An unspoken issue in the UK, widely unacknowledged past its immediate influence until recent years, understanding of county lines drug trafficking has begun to offer a new explanation for children and teenagers reported missing across the country. Less likely to be the target of police suspicion, the process through which drug networks manipulate youth accomplices into their operations sees them transported outside of their home cities, hidden from view in the UK’s suburbs and coastal towns.

In short film Out There, director Alex Donaldson commits the accounts of three London teenagers to film – each having found themselves involved in county lines trafficking first-hand. Connected via conversations with charities, youth workers, and solicitors, and retold through actors to secure their anonymity, the film centers verbatim interviews collected in 2022, as they reflect on their experiences and the circumstances that found them there.

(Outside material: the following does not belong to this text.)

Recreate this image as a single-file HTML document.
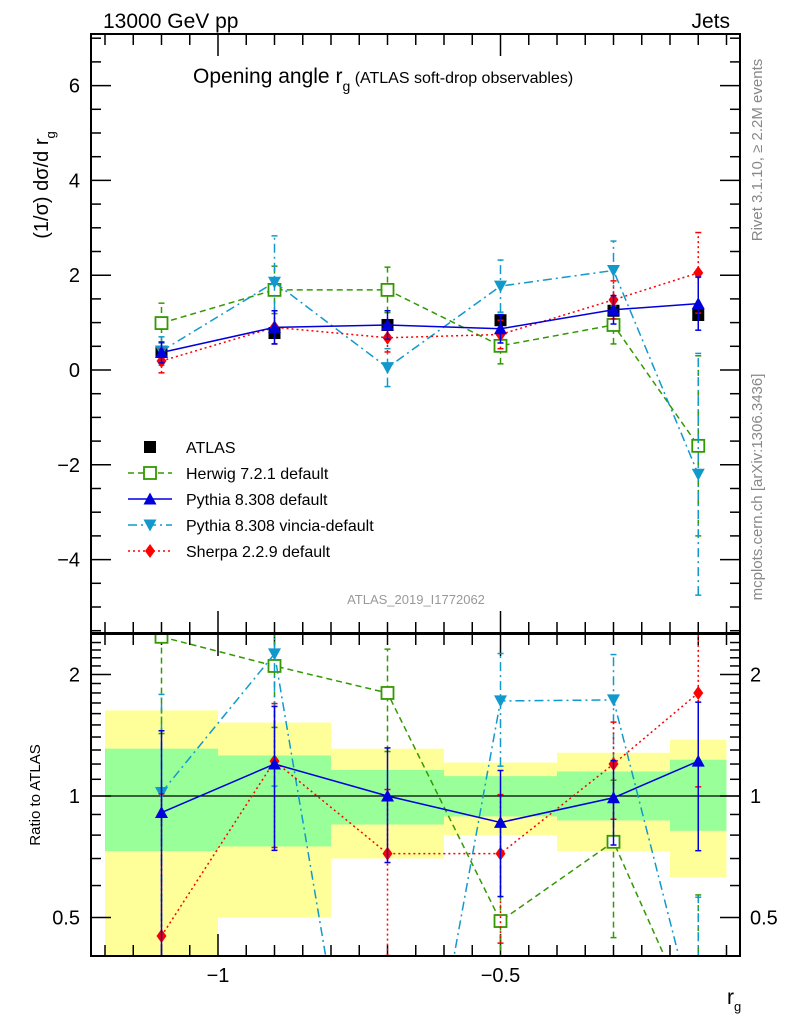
<!DOCTYPE html>
<html><head><meta charset="utf-8"><style>
html,body{margin:0;padding:0;background:#fff;width:786px;height:1024px;overflow:hidden;}
svg{display:block;font-family:"Liberation Sans",sans-serif;}
</style></head><body>
<svg id="c" width="786" height="1024" viewBox="0 0 786 1024" xmlns="http://www.w3.org/2000/svg" data-name="chart" data-interactable="false">
<defs>
<clipPath id="cm"><rect x="91" y="34" width="649" height="599"/></clipPath>
<clipPath id="cr"><rect x="91" y="634" width="649" height="322"/></clipPath>
</defs>
<g id="bands" clip-path="url(#cr)"></g>
<g id="grid"></g>
<g id="series"></g>
<rect x="91" y="34" width="649" height="599" fill="none" stroke="#000" stroke-width="2" data-name="main-frame" data-interactable="false"/>
<rect x="91" y="634" width="649" height="322" fill="none" stroke="#000" stroke-width="2" data-name="ratio-frame" data-interactable="false"/>
<text x="103" y="28" font-size="21" data-name="beam-label" data-interactable="false">13000 GeV pp</text>
<text x="730" y="28" font-size="21" text-anchor="end" data-name="process-label" data-interactable="false">Jets</text>
<text x="193" y="83" font-size="21" data-name="plot-title" data-interactable="false">Opening angle r<tspan font-size="14" dy="8">g</tspan><tspan font-size="16" dy="-8"> (ATLAS soft-drop observables)</tspan></text>
<text transform="translate(48,185) rotate(-90)" font-size="20" text-anchor="middle" data-name="y-axis-title" data-interactable="false">(1/σ) dσ/d r<tspan font-size="13" dy="7">g</tspan></text>
<text transform="translate(40,795) rotate(-90)" font-size="15" text-anchor="middle" data-name="ratio-y-axis-title" data-interactable="false">Ratio to ATLAS</text>
<text x="727" y="1004" font-size="21" data-name="x-axis-title" data-interactable="false">r<tspan font-size="13" dy="7">g</tspan></text>
<text transform="translate(762,150) rotate(-90)" font-size="15" fill="#888" text-anchor="middle" data-name="rivet-version" data-interactable="false">Rivet 3.1.10, ≥ 2.2M events</text>
<text transform="translate(762,487) rotate(-90)" font-size="15" fill="#888" text-anchor="middle" data-name="mcplots-credit" data-interactable="false">mcplots.cern.ch [arXiv:1306.3436]</text>
<text x="416" y="604" font-size="13" fill="#999" text-anchor="middle" data-name="analysis-id" data-interactable="false">ATLAS_2019_I1772062</text>
<g id="legend"></g>
</svg>
<script>
const categories=[-1.1,-0.9,-0.7,-0.5,-0.3,-0.15];
const binEdges=[-1.2,-1.0,-0.8,-0.6,-0.4,-0.2,-0.1];
const atlas=[0.38,0.78,0.95,1.05,1.25,1.16];
const herwig=[0.99,1.69,1.69,0.51,0.95,-1.6];
const herwigErr=[0.42,0.5,0.48,0.38,0.4,1.9];
const pythia=[0.37,0.9,0.95,0.87,1.27,1.4];
const pythiaErr=[0.22,0.35,0.3,0.3,0.3,0.56];
const vincia=[0.4,1.85,0.05,1.77,2.1,-2.2];
const vinciaErr=[0.3,0.98,0.4,0.55,0.62,2.55];
const sherpa=[0.19,0.9,0.68,0.75,1.48,2.05];
const sherpaErr=[0.25,0.35,0.3,0.3,0.4,0.85];
const rHerwig=[2.48,2.1,1.8,0.49,0.77,0.26];
const rPythia=[0.91,1.2,1.0,0.86,0.99,1.22];
const rVincia=[1.02,2.25,0.05,1.72,1.73,0.26];
const rSherpa=[0.45,1.22,0.72,0.72,1.2,1.8];
const yellowHi=[1.63,1.52,1.31,1.21,1.28,1.38];
const yellowLo=[0.3,0.5,0.7,0.8,0.73,0.63];
const greenHi=[1.31,1.26,1.16,1.12,1.15,1.23];
const greenLo=[0.73,0.75,0.85,0.89,0.87,0.82];
const yTicks=[-4,-2,0,2,4,6];
const xTicks=[-1,-0.5];
const rTicks=[0.5,1,2];
const rTickLabels=["0.5","1","2"];

const NS="http://www.w3.org/2000/svg";
const X=v=>218+(v+1)*565;
const Y=v=>370-47.4*v;
const R=r=>796-121.5*Math.log2(r);
function mk(tag,attrs,parent){const e=document.createElementNS(NS,tag);for(const k in attrs)e.setAttribute(k,attrs[k]);parent.appendChild(e);return e;}
const bands=document.getElementById('bands'),grid=document.getElementById('grid'),ser=document.getElementById('series'),leg=document.getElementById('legend');
for(let i=0;i<categories.length;i++){
 const x0=X(binEdges[i]),x1=X(binEdges[i+1]);
 let e=mk('rect',{x:x0,y:R(yellowHi[i]),width:x1-x0,height:R(yellowLo[i])-R(yellowHi[i]),fill:'#ffff99'},bands);
 e.setAttribute('data-name','syst-band-bin'+(i+1));e.setAttribute('data-interactable','false');
 e=mk('rect',{x:x0,y:R(greenHi[i]),width:x1-x0,height:R(greenLo[i])-R(greenHi[i]),fill:'#99ff99'},bands);
 e.setAttribute('data-name','stat-band-bin'+(i+1));e.setAttribute('data-interactable','false');
}
mk('line',{x1:91,x2:740,y1:R(1),y2:R(1),stroke:'#000','stroke-width':1.2},grid).setAttribute('data-name','unity-line');
for(let v=-5.5;v<=7;v+=0.5){const y=Y(v);if(y<35||y>632)continue;const big=Number.isInteger(v/2);
 mk('line',{x1:91,x2:91+(big?20:10),y1:y,y2:y,stroke:'#000','stroke-width':1.5},grid);
 mk('line',{x1:740,x2:740-(big?20:10),y1:y,y2:y,stroke:'#000','stroke-width':1.5},grid);}
yTicks.forEach(v=>{const t=mk('text',{x:80,y:Y(v)+7,'font-size':20,'text-anchor':'end'},grid);t.textContent=v<0?'\u2212'+(-v):String(v);
 t.setAttribute('data-name','y-tick-label');t.setAttribute('data-interactable','false');});
for(let r=0.4;r<=2.5;r+=0.1){const y=R(r);if(y<635||y>955)continue;const big=[0.5,1,2].some(a=>Math.abs(a-r)<1e-6);
 mk('line',{x1:91,x2:91+(big?20:10),y1:y,y2:y,stroke:'#000','stroke-width':1.5},grid);
 mk('line',{x1:740,x2:740-(big?20:10),y1:y,y2:y,stroke:'#000','stroke-width':1.5},grid);}
rTicks.forEach((r,i)=>{let t=mk('text',{x:80,y:R(r)+7,'font-size':20,'text-anchor':'end'},grid);t.textContent=rTickLabels[i];
 t.setAttribute('data-name','ratio-tick-label');t.setAttribute('data-interactable','false');
 t=mk('text',{x:750,y:R(r)+7,'font-size':20},grid);t.textContent=rTickLabels[i];
 t.setAttribute('data-name','ratio-tick-label-right');t.setAttribute('data-interactable','false');});
for(let v=-1.2;v<=-0.05;v+=0.05){const x=X(v);if(x<92||x>739)continue;const big=Math.abs(v+1)<1e-6||Math.abs(v+0.5)<1e-6;const L=big?22:11;
 [[34,1],[633,-1],[634,1],[956,-1]].forEach(([y,d])=>mk('line',{x1:x,x2:x,y1:y,y2:y+d*L,stroke:'#000','stroke-width':1.5},grid));}
xTicks.forEach(v=>{const t=mk('text',{x:X(v),y:982,'font-size':20,'text-anchor':'middle'},grid);t.textContent='\u2212'+(-v);
 t.setAttribute('data-name','x-tick-label');t.setAttribute('data-interactable','false');});

function marker(g,type,x,y,c){
 if(type==='sq')return mk('rect',{x:x-6,y:y-6,width:12,height:12,fill:c},g);
 if(type==='osq')return mk('rect',{x:x-6,y:y-6,width:12,height:12,fill:'#fff',stroke:c,'stroke-width':1.8},g);
 if(type==='up')return mk('path',{d:`M${x-6.5} ${y+5.5}L${x+6.5} ${y+5.5}L${x} ${y-6.5}Z`,fill:c},g);
 if(type==='down')return mk('path',{d:`M${x-6.5} ${y-5.5}L${x+6.5} ${y-5.5}L${x} ${y+6.5}Z`,fill:c},g);
 if(type==='dia')return mk('path',{d:`M${x} ${y-7}L${x+5} ${y}L${x} ${y+7}L${x-5} ${y}Z`,fill:c},g);
}
const S=[
 {name:'herwig',c:'#339900',dash:'6,4',m:'osq',v:herwig,e:herwigErr,r:rHerwig,lab:'Herwig 7.2.1 default'},
 {name:'vincia',c:'#1199cc',dash:'9,4,2,4',m:'down',v:vincia,e:vinciaErr,r:rVincia,lab:'Pythia 8.308 vincia-default'},
 {name:'sherpa',c:'#ff0000',dash:'2,3',m:'dia',v:sherpa,e:sherpaErr,r:rSherpa,lab:'Sherpa 2.2.9 default'},
 {name:'pythia',c:'#0000dd',dash:'',m:'up',v:pythia,e:pythiaErr,r:rPythia,lab:'Pythia 8.308 default'},
];
const ga=mk('g',{},ser);ga.setAttribute('data-name','series-atlas');ga.setAttribute('data-interactable','false');
S.forEach(s=>{
 const g=mk('g',{'clip-path':'url(#cm)'},ser);g.setAttribute('data-name','series-'+s.name);g.setAttribute('data-interactable','false');
 mk('polyline',{points:categories.map((c,i)=>X(c)+','+Y(s.v[i])).join(' '),fill:'none',stroke:s.c,'stroke-width':1.5,'stroke-dasharray':s.dash},g);
 categories.forEach((c,i)=>{const x=X(c);
  mk('line',{x1:x,x2:x,y1:Y(s.v[i]-s.e[i]),y2:Y(s.v[i]+s.e[i]),stroke:s.c,'stroke-width':1.5,'stroke-dasharray':s.dash},g);
  [s.v[i]-s.e[i],s.v[i]+s.e[i]].forEach(v=>mk('line',{x1:x-3,x2:x+3,y1:Y(v),y2:Y(v),stroke:s.c,'stroke-width':1.5},g));
  const m=marker(g,s.m,x,Y(s.v[i]),s.c);m.setAttribute('data-name',s.name+'-point');m.setAttribute('data-interactable','false');});
 const gr=mk('g',{'clip-path':'url(#cr)'},ser);gr.setAttribute('data-name','ratio-'+s.name);gr.setAttribute('data-interactable','false');
 mk('polyline',{points:categories.map((c,i)=>X(c)+','+R(s.r[i])).join(' '),fill:'none',stroke:s.c,'stroke-width':1.5,'stroke-dasharray':s.dash},gr);
 categories.forEach((c,i)=>{const x=X(c);const rr=s.r[i];const er=s.e[i]/Math.max(Math.abs(s.v[i]),0.2)*rr;
  const lo=Math.max(rr-er,0.05),hi=rr+er;
  mk('line',{x1:x,x2:x,y1:R(lo),y2:R(hi),stroke:s.c,'stroke-width':1.5,'stroke-dasharray':s.dash},gr);
  [lo,hi].forEach(v=>mk('line',{x1:x-3,x2:x+3,y1:R(v),y2:R(v),stroke:s.c,'stroke-width':1.5},gr));
  const m=marker(gr,s.m,x,R(rr),s.c);m.setAttribute('data-name',s.name+'-ratio-point');m.setAttribute('data-interactable','false');});
});
categories.forEach((c,i)=>{const m=marker(ga,'sq',X(c),Y(atlas[i]),'#000');m.setAttribute('data-name','atlas-point');m.setAttribute('data-interactable','false');});
const L=[{lab:'ATLAS',m:'sq',c:'#000',dash:null}].concat([S[0],S[3],S[1],S[2]].map(s=>({lab:s.lab,m:s.m,c:s.c,dash:s.dash})));
L.forEach((l,i)=>{const y=447+i*26;const g=mk('g',{},leg);g.setAttribute('data-name','legend-entry');g.setAttribute('data-interactable','false');
 if(l.dash!==null)mk('line',{x1:128,x2:172,y1:y,y2:y,stroke:l.c,'stroke-width':1.5,'stroke-dasharray':l.dash},g);
 marker(g,l.m,150,y,l.c);
 const t=mk('text',{x:186,y:y+6,'font-size':16},g);t.textContent=l.lab;});
</script>
</body></html>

Shot on 16mm between London and Sheerness-on-Sea in Kent, Donaldson captures the familiarity and disconnectedness told through these stories, overcoming access issues to illuminate the dark realities of county lines for those initiated into it. Questioning how a form of youth exploitation can be deprioritized by institutional racism and class prejudices, with accountability placed on young people made complicit through bribes, threats, or inflated promises, Out There outlines the complexity of Britain’s county lines issue – its secrecy maintained by red tape and fear of consequences.